The reversal is cruel. Dravot was betrayed and killed. Carnehan returned alone to civilisation, mutilated and broken, bearing a crowned skull and a chilling tale. What they had attempted was not Masonic work, but a parody of it. They violated the rules by using its symbols.

In recounting their downfall, Kipling is not condemning Freemasonry. He is reminding us of its limitations. Or rather, its requirements. Freemasonry cannot be an instrument. It only has meaning in humility, moderation, and service.

Without a doubt, it is one of the rare works of fiction in which Freemasonry is so prevalent and put to the test.

Kim, The Jungle Book, and Kipling's initiation tales

At first glance, it might seem that Kipling's stories for young people are far removed from the Masonic world. At first glance, they seem completely different : talking animals, orphans searching for their destiny, tales of initiation mixed with adventure. And yet it is here that his fraternal heritage runs deepest.

In The Jungle Book (1894), Mowgli is not just a child raised by wolves ; he is a developing individual, transitioning between worlds, learning to obey to understand, to fight without hatred and to communicate in multiple languages without abandoning his own. Behind Baloo, Bagheera and Kaa, there is a college of stern, benevolent and discreet instructors. It is a kind of animal lodge with rituals and initiations, governed by the law of the jungle — not the law of the strongest, but a law of respect and fairness.
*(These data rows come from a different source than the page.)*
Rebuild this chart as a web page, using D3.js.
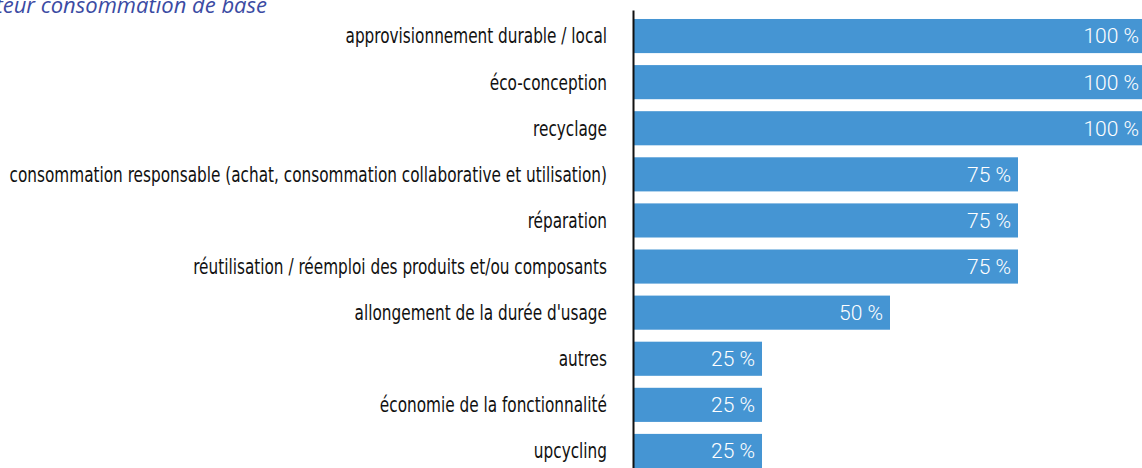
<!DOCTYPE html>
<html>
<head>
<meta charset="utf-8">
<script src="https://cdn.jsdelivr.net/npm/d3@7"></script>
<style>
  body { margin: 0; background: #fff; overflow: hidden; }
  .label { font-family: "DejaVu Sans Condensed", "DejaVu Sans", sans-serif; font-stretch: condensed; font-size: 21px; fill: #111; }
  .value { font-family: Roboto, sans-serif; font-weight: 300; font-size: 21px; fill: #fff; }
  .title { font-family: "Open Sans", sans-serif; font-style: italic; font-size: 22px; fill: #3b4ba3; }
</style>
</head>
<body>
<div id="chart"></div>
<script>
const categories = [
  "approvisionnement durable / local",
  "éco-conception",
  "recyclage",
  "consommation responsable (achat, consommation collaborative et utilisation)",
  "réparation",
  "réutilisation / réemploi des produits et/ou composants",
  "allongement de la durée d'usage",
  "autres",
  "économie de la fonctionnalité",
  "upcycling"
];
const values = [100, 100, 100, 75, 75, 75, 50, 25, 25, 25];
const titleText = "Secteur consommation de base";

const w = 1142;
const h = 468;
const axisX = 634;
const labelScale = 0.81;

const svg = d3.select("#chart").append("svg")
  .attr("width", w)
  .attr("height", h);

const x = d3.scaleLinear().domain([0, 100]).range([axisX, axisX + 512]);
const y = d3.scaleBand().domain(categories).range([13, 474]).paddingInner(0.26).paddingOuter(0.13);

svg.append("text")
  .attr("class", "title")
  .attr("x", 267)
  .attr("y", 13)
  .attr("text-anchor", "end")
  .text(titleText);

svg.selectAll("rect.bar")
  .data(values)
  .enter()
  .append("rect")
  .attr("class", "bar")
  .attr("x", x(0))
  .attr("y", (d, i) => y(categories[i]))
  .attr("width", d => x(d) - x(0))
  .attr("height", y.bandwidth())
  .attr("fill", "#4595d3");

svg.selectAll("text.label")
  .data(categories)
  .enter()
  .append("text")
  .attr("class", "label")
  .attr("transform", d => "translate(" + (axisX - 27) + "," + (y(d) + y.bandwidth() / 2) + ") scale(" + labelScale + ",1)")
  .attr("dy", "0.35em")
  .attr("text-anchor", "end")
  .text(d => d);

svg.selectAll("text.value")
  .data(values)
  .enter()
  .append("text")
  .attr("class", "value")
  .attr("x", d => x(d) - 7)
  .attr("y", (d, i) => y(categories[i]) + y.bandwidth() / 2)
  .attr("dy", "0.35em")
  .attr("text-anchor", "end")
  .text(d => d + " %");

// vertical axis line
svg.append("g")
  .attr("transform", "translate(" + (axisX - 1) + ",0)")
  .call(d3.axisLeft(d3.scaleLinear().range([10, h])).ticks(0).tickSize(0).tickFormat(""))
  .call(g => g.select(".domain").attr("stroke", "#111").attr("stroke-width", 2));
</script>
</body>
</html>
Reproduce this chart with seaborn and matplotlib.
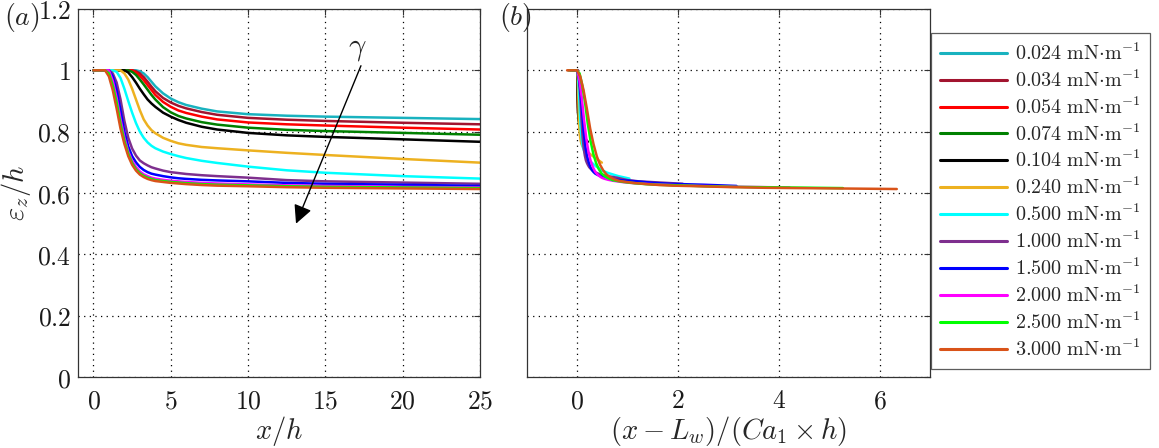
import numpy as np
import pandas as pd
import matplotlib
matplotlib.use("Agg")
import matplotlib.pyplot as plt
import seaborn as sns
from matplotlib.ticker import FuncFormatter, FixedLocator

# ---------------- data ----------------
gamma_labels = ["0.024", "0.034", "0.054", "0.074", "0.104", "0.240",
                "0.500", "1.000", "1.500", "2.000", "2.500", "3.000"]
colors = ["#19B2BF", "#A2142F", "#FF0000", "#008000", "#000000", "#EDB120",
          "#00FFFF", "#7E2F8E", "#0000FF", "#FF00FF", "#00FF00", "#D95319"]

x_h = [0, 0.5, 0.75, 1.0, 1.25, 1.5, 1.75, 2.0, 2.25, 2.5, 2.75, 3.0, 3.25, 3.5,
       3.75, 4.0, 4.5, 5.0, 5.5, 6.0, 7.0, 8.0, 10, 12.5, 15, 20, 25]

eps_0024 = [1, 1, 1, 1, 1, 1, 1, 1, 1, 1, 1,
            0.997, 0.99, 0.978, 0.963, 0.948, 0.925, 0.908, 0.896, 0.887, 0.875, 0.866,
            0.857, 0.852, 0.849, 0.845, 0.841]
eps_0034 = [1, 1, 1, 1, 1, 1, 1, 1, 1, 1,
            0.997, 0.99, 0.978, 0.963, 0.947, 0.932, 0.91, 0.895, 0.884, 0.876, 0.864, 0.855,
            0.845, 0.839, 0.835, 0.829, 0.824]
eps_0054 = [1, 1, 1, 1, 1, 1, 1, 1, 1, 1,
            0.993, 0.982, 0.968, 0.952, 0.936, 0.92, 0.897, 0.881, 0.869, 0.861, 0.849, 0.84,
            0.83, 0.824, 0.82, 0.813, 0.807]
eps_0074 = [1, 1, 1, 1, 1, 1, 1, 1, 1,
            0.995, 0.985, 0.97, 0.954, 0.937, 0.92, 0.905, 0.88, 0.863, 0.851, 0.843, 0.831,
            0.823, 0.813, 0.806, 0.802, 0.796, 0.79]
eps_0104 = [1, 1, 1, 1, 1, 1, 1, 1,
            0.993, 0.978, 0.96, 0.94, 0.922, 0.905, 0.892, 0.881, 0.862, 0.849, 0.838, 0.829,
            0.816, 0.807, 0.796, 0.788, 0.783, 0.775, 0.767]
eps_0240 = [1, 1, 1, 1, 1, 1, 1,
            0.99, 0.97, 0.94, 0.905, 0.87, 0.84, 0.82, 0.805, 0.795, 0.78, 0.77, 0.762, 0.757,
            0.75, 0.746, 0.739, 0.731, 0.724, 0.711, 0.699]
eps_0500 = [1, 1, 1, 1, 1,
            0.995, 0.975, 0.94, 0.9, 0.862, 0.828, 0.8, 0.78, 0.765, 0.754, 0.746, 0.735, 0.727,
            0.72, 0.714, 0.705, 0.698, 0.686, 0.674, 0.666, 0.655, 0.647]
eps_1000 = [1, 1, 1, 1,
            0.99, 0.96, 0.905, 0.835, 0.78, 0.745, 0.722, 0.706, 0.697, 0.69, 0.684, 0.68,
            0.673, 0.668, 0.665, 0.662, 0.658, 0.655, 0.65, 0.642, 0.638, 0.634, 0.63]
eps_1500 = [1, 1, 1, 1,
            0.98, 0.935, 0.87, 0.8, 0.752, 0.72, 0.7, 0.685, 0.675, 0.668, 0.663, 0.66, 0.655,
            0.651, 0.648, 0.646, 0.643, 0.641, 0.638, 0.633, 0.63, 0.627, 0.623]
eps_2000 = [1, 1, 1, 1,
            0.965, 0.91, 0.84, 0.78, 0.735, 0.705, 0.685, 0.67, 0.661, 0.655, 0.65, 0.647,
            0.643, 0.64, 0.638, 0.636, 0.633, 0.631, 0.628, 0.625, 0.623, 0.62, 0.618]
eps_2500 = [1, 1, 1,
            0.99, 0.95, 0.895, 0.825, 0.77, 0.728, 0.698, 0.678, 0.664, 0.656, 0.65, 0.646,
            0.642, 0.639, 0.636, 0.634, 0.632, 0.629, 0.627, 0.625, 0.622, 0.62, 0.618, 0.616]
eps_3000 = [1, 1, 1,
            0.98, 0.935, 0.875, 0.81, 0.76, 0.72, 0.692, 0.673, 0.66, 0.652, 0.646, 0.642,
            0.639, 0.636, 0.633, 0.631, 0.629, 0.626, 0.624, 0.622, 0.619, 0.617, 0.615, 0.613]

eps_series = [eps_0024, eps_0034, eps_0054, eps_0074, eps_0104, eps_0240,
              eps_0500, eps_1000, eps_1500, eps_2000, eps_2500, eps_3000]

# wetting length L_w/h and capillary number Ca_1 for each surface tension
L_w = [2.9, 2.7, 2.55, 2.3, 2.05, 1.8, 1.35, 1.05, 1.05, 1.0, 0.8, 0.78]
Ca1 = [477, 337, 212, 155, 110, 47.7, 22.9, 11.45, 7.58, 5.70, 4.59, 3.82]

legend_labels = [r"$%s\ \mathrm{mN{\cdot}m^{-1}}$" % g for g in gamma_labels]

# ---------------- long table ----------------
rows = []
for lab, ys, lw_, ca in zip(legend_labels, eps_series, L_w, Ca1):
    for xv, yv in zip(x_h, ys):
        rows.append({"series": lab, "x": xv, "xs": (xv - lw_) / ca, "eps": yv})
df = pd.DataFrame(rows)
palette = dict(zip(legend_labels, colors))

# ---------------- style ----------------
sns.set_theme(style="white")
plt.rcParams["font.family"] = ["DejaVu Serif"]
plt.rcParams["mathtext.fontset"] = "cm"

W, H = 1159, 448
fig = plt.figure(figsize=(W / 100, H / 100), dpi=100)

def box(x0, y0, x1, y1):
    return [x0 / W, 1 - y1 / H, (x1 - x0) / W, (y1 - y0) / H]

ax1 = fig.add_axes(box(78, 9, 480, 377))
ax2 = fig.add_axes(box(527, 9, 930, 377))

lw = 1.8
sns.lineplot(data=df, x="x", y="eps", hue="series", hue_order=legend_labels,
             palette=palette, ax=ax1, estimator=None, sort=False, lw=lw, legend=True)
handles, labels = ax1.get_legend_handles_labels()
ax1.get_legend().remove()
sns.lineplot(data=df, x="xs", y="eps", hue="series", hue_order=legend_labels,
             palette=palette, ax=ax2, estimator=None, sort=False, lw=lw, legend=False)

fmt = FuncFormatter(lambda v, _: r"$%g$" % v)
for ax in (ax1, ax2):
    ax.set_ylim(0, 1.2)
    ax.yaxis.set_major_locator(FixedLocator([0, 0.2, 0.4, 0.6, 0.8, 1.0, 1.2]))
    ax.grid(True, color="black", linestyle=(0, (1, 3.5)), linewidth=0.9)
    for s in ax.spines.values():
        s.set_color("#333333")
        s.set_linewidth(0.9)
    ax.tick_params(direction="in", length=4, width=0.8, colors="#333333",
                   top=True, right=True, labelsize=18.5, labelcolor="#1a1a1a")
    ax.tick_params(axis="x", pad=8)
    ax.tick_params(axis="y", pad=5)
    ax.xaxis.set_major_formatter(fmt)
    ax.yaxis.set_major_formatter(fmt)
    ax.set_facecolor("white")

ax1.set_xlim(-1, 25)
ax1.xaxis.set_major_locator(FixedLocator([0, 5, 10, 15, 20, 25]))
ax2.set_xlim(-1, 7)
ax2.xaxis.set_major_locator(FixedLocator([0, 2, 4, 6]))
ax2.tick_params(labelleft=False)

ax1.set_xlabel(r"$x/h$", fontsize=20.5, labelpad=1)
ax1.set_ylabel(r"$\varepsilon_z/h$", fontsize=20.5, labelpad=3)
ax2.set_xlabel(r"$(x-L_w)/(Ca_1\times h)$", fontsize=20.5, labelpad=1)
ax2.set_ylabel("")

fig.text(4 / W, 1 - 17 / H, r"$(a)$", fontsize=20, va="center", ha="left")
fig.text(499 / W, 1 - 17 / H, r"$(b)$", fontsize=20, va="center", ha="left")

# gamma arrow
ax1.annotate("", xy=(13.1, 0.50), xytext=(17.3, 1.015),
             arrowprops=dict(arrowstyle="-|>", color="black", lw=1.0,
                             mutation_scale=28, shrinkA=0, shrinkB=0))
ax1.text(17.05, 1.075, r"$\gamma$", fontsize=22, ha="center", va="center")

leg = fig.legend(handles, legend_labels, loc="upper left",
                 bbox_to_anchor=(931 / W, 1 - 33 / H), fontsize=14.5,
                 frameon=True, fancybox=False, borderaxespad=0,
                 handlelength=3.3, handletextpad=0.4, labelspacing=0.26,
                 borderpad=0.45)
leg.get_frame().set_edgecolor("#333333")
leg.get_frame().set_linewidth(0.9)
for h in leg.get_lines():
    h.set_linewidth(2.2)

fig.savefig("out.png", dpi=100, facecolor="white")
First edition of The Jungle Book, 1894

Kim (1901) is probably his most mature novel and follows the same theme. The young hero, who is half-British and half-Indian, is a secret agent and a disciple of a Tibetan lama. He learns to find his place in a world full of masks. The lama's teachings, his quest for the river of life and the companionship of men of duty weave a tapestry in which learning takes place through silence, observation and measured action. Once again, the lodge is never named. However, it is present throughout, in the geometry of human relationships.

Even the seemingly playful Just So Stories (1902) bear this signature. Each one is a parable, a tale of cause and effect, form and transformation. They reveal a craftsman's understanding of the world — a way of storytelling designed to awaken rather than entertain. It is as if, under the guise of fantasy, Kipling were training young apprentices to read reality.

With him, freemasonry is never just decoration. It is method. And sometimes, a vocation.

Kipling : the brother without a lodge

Kipling did not have a career in a lodge. He was received and raised, and then he left. However, he took something with, and this informed his work.

After returning from India, he briefly settled in London before travelling to the United States, where he married an American and settled in Sussex. He never returned to the lodge. Yet he went on to become one of the most famous writers of his time, winning the Nobel Prize for Literature in 1907. He was a paradoxical champion of an empire that he saw as both a mission and a burden. He died in London in 1936 and is buried in Westminster Abbey, alongside the poets.

Behind the honours, controversies and ideological interpretations, however, there remains a singular voice : that of a man driven by an ideal of integrity, focus and mastery. He never speaks of Freemasonry as one would of an institution. However, he pays homage to it on every page through his moral conduct, restraint of judgement and fraternity without discourse.

He is not a mason of pomp and circumstance. He is a mason of conduct. Perhaps the highest degree is revealed in the silence of the word and the accuracy of the gesture.